THE SCALE DEPENDENCE OF THE MOLECULAR GAS DEPLETION TIME IN M33

Abstract

We study the Local Group spiral galaxy M33 to investigate how the observed scaling between the (kpc-averaged) surface density of molecular gas (\Sigma_H2) and recent star formation rate (\Sigma_SFR) relates to individual star-forming regions. To do this, we measure the ratio of CO emission to extinction-corrected Halpha emission in apertures of varying sizes centered both on peaks of CO and Halpha emission. We parameterize this ratio as a molecular gas (H_2) depletion time (\tau_dep).
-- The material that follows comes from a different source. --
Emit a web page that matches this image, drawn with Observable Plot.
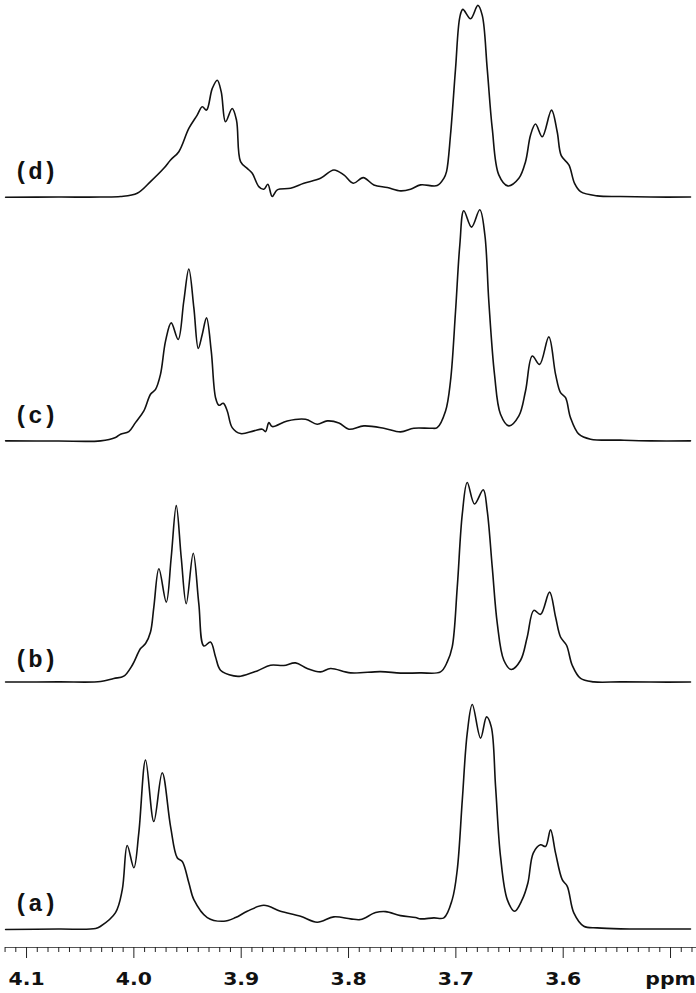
<!DOCTYPE html>
<html><head><meta charset="utf-8">
<script src="https://cdn.jsdelivr.net/npm/d3@7"></script>
<script src="https://cdn.jsdelivr.net/npm/@observablehq/plot@0.6"></script>
<style>body{margin:0;background:#fff}</style>
</head><body><div id="chart"></div>
<script>
// Trace names, top to bottom
const traceNames = ["(d)", "(c)", "(b)", "(a)"];

// [ppm, intensity above baseline]
const specA = [
[4.1195,0],[4.0702,0.5],[4.0357,1],[4.0310,3.3],[4.0171,17],[4.0108,40],[4.0062,84.3],[4.0000,62],
[3.9954,97],[3.9891,170],[3.9814,108.3],[3.9736,157.3],[3.9658,103.3],[3.9596,72],[3.9549,68.3],
[3.9488,47],[3.9441,30],[3.9316,12],[3.9162,8.3],[3.9053,12],[3.8944,18.3],[3.8789,24.3],[3.8634,18.3],
[3.8447,13.3],[3.8292,7.3],[3.8137,12.7],[3.7981,10.7],[3.7888,10],[3.7748,17],[3.7655,18],[3.7515,14],
[3.7376,12],[3.7329,10.7],[3.7205,11.7],[3.7112,11.7],[3.7034,30],[3.6987,60],[3.6940,130],[3.6894,197],
[3.6847,225.7],[3.6770,192],[3.6714,213.3],[3.6670,203.3],[3.6630,143.3],[3.6584,73.3],[3.6521,30],
[3.6453,18.3],[3.6382,30],[3.6329,46.7],[3.6279,76.7],[3.6211,85],[3.6164,83.3],[3.6118,100],[3.6071,76.7],
[3.6009,50],[3.5962,43.3],[3.5901,16.7],[3.5808,3.3],[3.5683,1.7],[3.5466,0.7],[3.5186,0.5],[3.4814,0.5]
];
const specB = [
[4.1195,3.5],[4.0702,3.7],[4.0310,4],[4.0187,7.1],[4.0094,9.4],[4.0015,20.4],[3.9938,37.1],[3.9891,42.1],
[3.9845,53.7],[3.9814,78.7],[3.9767,117.1],[3.9698,83.7],[3.9652,128.7],[3.9605,180.4],[3.9559,128.7],
[3.9512,82.1],[3.9447,132.7],[3.9395,82.1],[3.9348,39.7],[3.9286,43.7],[3.9239,28.7],[3.9193,15.4],
[3.9069,9.7],[3.9006,9.4],[3.8851,14.7],[3.8727,20.4],[3.8603,20.1],[3.8494,22.7],[3.8385,17.1],[3.8261,13.7],
[3.8168,17.1],[3.7981,12.7],[3.7702,14],[3.7515,12.5],[3.7329,12.7],[3.7143,13.7],[3.7080,23.7],[3.7034,38.7],
[3.6987,98.7],[3.6940,172.1],[3.6894,203.7],[3.6826,182.1],[3.6745,196.4],[3.6708,175.4],[3.6661,118.7],
[3.6614,62.1],[3.6553,25.4],[3.6484,16.1],[3.6397,25.4],[3.6335,48.7],[3.6274,75.4],[3.6211,71.4],[3.6127,93.7],
[3.6071,68.7],[3.6025,48.7],[3.5969,40.4],[3.5916,20.4],[3.5838,7.1],[3.5714,3.7],[3.5466,3.7],[3.5186,3.5],[3.4814,3.5]
];
const specC = [
[4.1195,0.7],[4.0702,0.5],[4.0310,0.7],[4.0171,4],[4.0124,7.4],[4.0047,10],[3.9985,19],[3.9907,30.7],
[3.9845,47.4],[3.9798,52.4],[3.9752,67.4],[3.9705,100.7],[3.9652,119],[3.9587,102.4],[3.9535,140.7],
[3.9488,173],[3.9441,134],[3.9400,93.4],[3.9363,107.4],[3.9323,124],[3.9279,90.7],[3.9239,44],[3.9208,36.4],
[3.9167,38.4],[3.9130,30.7],[3.9084,14],[3.9006,8],[3.8882,10.7],[3.8804,12.4],[3.8773,10],[3.8742,19],
[3.8711,15],[3.8571,20.7],[3.8401,22.4],[3.8292,17.4],[3.8198,20.7],[3.8090,18.7],[3.7997,12.4],[3.7857,15.7],
[3.7671,13.4],[3.7515,9.7],[3.7392,13.4],[3.7236,13.4],[3.7174,14],[3.7096,30.7],[3.7050,60.7],[3.7003,130.7],
[3.6963,197.4],[3.6926,231.4],[3.6854,215],[3.6777,232.4],[3.6730,207.4],[3.6693,140.7],[3.6640,67.4],
[3.6584,27.4],[3.6506,15.7],[3.6413,25.7],[3.6351,50.7],[3.6288,85.7],[3.6220,77.4],[3.6134,105],[3.6071,67.4],
[3.6025,49],[3.5978,44],[3.5932,24],[3.5854,7.4],[3.5745,2.4],[3.5466,1.4],[3.5186,0.7],[3.4814,0.7]
];
const specD = [
[4.1195,0.3],[4.0702,0.5],[4.0310,0.5],[4.0124,1],[3.9969,4.3],[3.9845,16],[3.9721,29.3],[3.9658,37.7],
[3.9581,46],[3.9488,69.3],[3.9410,82.7],[3.9363,91],[3.9323,87.7],[3.9270,109.3],[3.9223,117.7],[3.9186,106],
[3.9146,76],[3.9084,89.3],[3.9044,77.7],[3.9006,36],[3.8944,29.3],[3.8897,24.3],[3.8836,11],[3.8789,8.3],
[3.8752,13.3],[3.8711,1],[3.8664,7.7],[3.8540,9.3],[3.8416,14.3],[3.8261,19.3],[3.8137,27.7],[3.8044,22.7],
[3.7956,14.3],[3.7863,20],[3.7764,12.7],[3.7639,10],[3.7515,6.7],[3.7422,8.3],[3.7329,12.7],[3.7174,12],
[3.7112,19.3],[3.7087,26],[3.7050,62.7],[3.7003,129.3],[3.6963,181],[3.6935,188.7],[3.6863,179.3],[3.6795,192.7],
[3.6754,182.7],[3.6708,129.3],[3.6661,69.3],[3.6600,22.7],[3.6516,11.7],[3.6413,19.3],[3.6351,36],[3.6304,62.7],
[3.6258,73.7],[3.6195,61],[3.6109,87.7],[3.6056,66],[3.6018,42],[3.5947,32.7],[3.5894,14.3],[3.5838,6],
[3.5683,1.7],[3.5466,1],[3.5186,0.5],[3.4814,0.5]
];

// Axis ticks
const tickValues = [4.1, 4.0, 3.9, 3.8, 3.7, 3.6, 3.5];
const tickLabels = ["4.1", "4.0", "3.9", "3.8", "3.7", "3.6", "ppm"];
const minorTicks = d3.range(348, 413).map(i => i / 100)
  .filter(v => !tickValues.some(t => Math.abs(t - v) < 1e-6));

const rows = [];
[["(a)", specA], ["(b)", specB], ["(c)", specC], ["(d)", specD]]
  .forEach(([t, s]) => s.forEach(([ppm, h]) => rows.push({trace: t, ppm, h})));

const chart = Plot.plot({
  width: 696,
  height: 993,
  marginTop: -30.7,
  marginBottom: 44.9,
  marginLeft: 5,
  marginRight: 0,
  style: {fontFamily: "'DejaVu Sans', sans-serif", background: "#fff", color: "#111"},
  x: {domain: [4.1196, 3.4758], label: null},
  y: {domain: [-18, 226.7], axis: null},
  fy: {domain: traceNames, padding: 0, axis: null},
  marks: [
    Plot.line(rows, {x: "ppm", y: "h", fy: "trace", z: "trace", curve: "catmull-rom",
      stroke: "#111", strokeWidth: 1.6}),
    Plot.text(traceNames, {fy: d => d, text: d => d, frameAnchor: "bottom-left", dx: 30, dy: -44,
      textAnchor: "middle", lineAnchor: "middle", fontFamily: "'Liberation Mono', monospace",
      fontWeight: "bold", fontSize: 24, fill: "#111"}),
    Plot.ruleY([-18], {fy: ["(a)"], stroke: "#555", strokeWidth: 1}),
    Plot.axisX({anchor: "bottom", ticks: minorTicks, tickSize: 5, tickFormat: () => "", label: null,
      stroke: "#222"}),
    Plot.axisX({anchor: "bottom", ticks: tickValues, tickSize: 11, tickPadding: 14, label: null,
      tickFormat: d => tickLabels[tickValues.indexOf(d)], fontSize: 17, fontWeight: "bold",
      stroke: "#222", fill: "#111"})
  ]
});
document.getElementById("chart").appendChild(chart);

// Tick labels in the reference use a horizontally wide bold face
chart.querySelectorAll('[aria-label="x-axis tick label"] text').forEach(t => {
  const tr = t.getAttribute("transform");
  if (tr && tr.includes("translate")) t.setAttribute("transform", tr + " scale(1.2,1)");
});
</script>
</body></html>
On large (kpc) scales, our results are consistent with a molecular star formation law (Sigma_SFR \sim Sigma_H2^b) with b \sim 1.1 - 1.5 and a median \tau_dep \sim 1 Gyr, with no dependence on type of region targeted. Below these scales, \tau_dep is a strong function of adopted angular scale and the type of region that is targeted. Small (\lesssim 300pc) apertures centered on CO peaks have very long \tau_dep (i.e., high CO-to-Halpha flux ratio) and small apertures targeted toward Halpha peaks have very short \tau_dep. This implies that the star formation law observed on kpc scales breaks down once one reaches aperture sizes of \lesssim 300pc. For our smallest apertures (75pc), the difference in \tau_dep between the two types of regions is more than one order of magnitude. This scale behavior emerges from averaging over star-forming regions with a wide range of CO-to-Halpha ratios with the natural consequence that the breakdown in the star formation law is a function of the surface density of the regions studied. We consider the evolution of individual regions the most likely driver for region-to-region differences in \tau_dep (and thus the CO-to-Halpha ratio).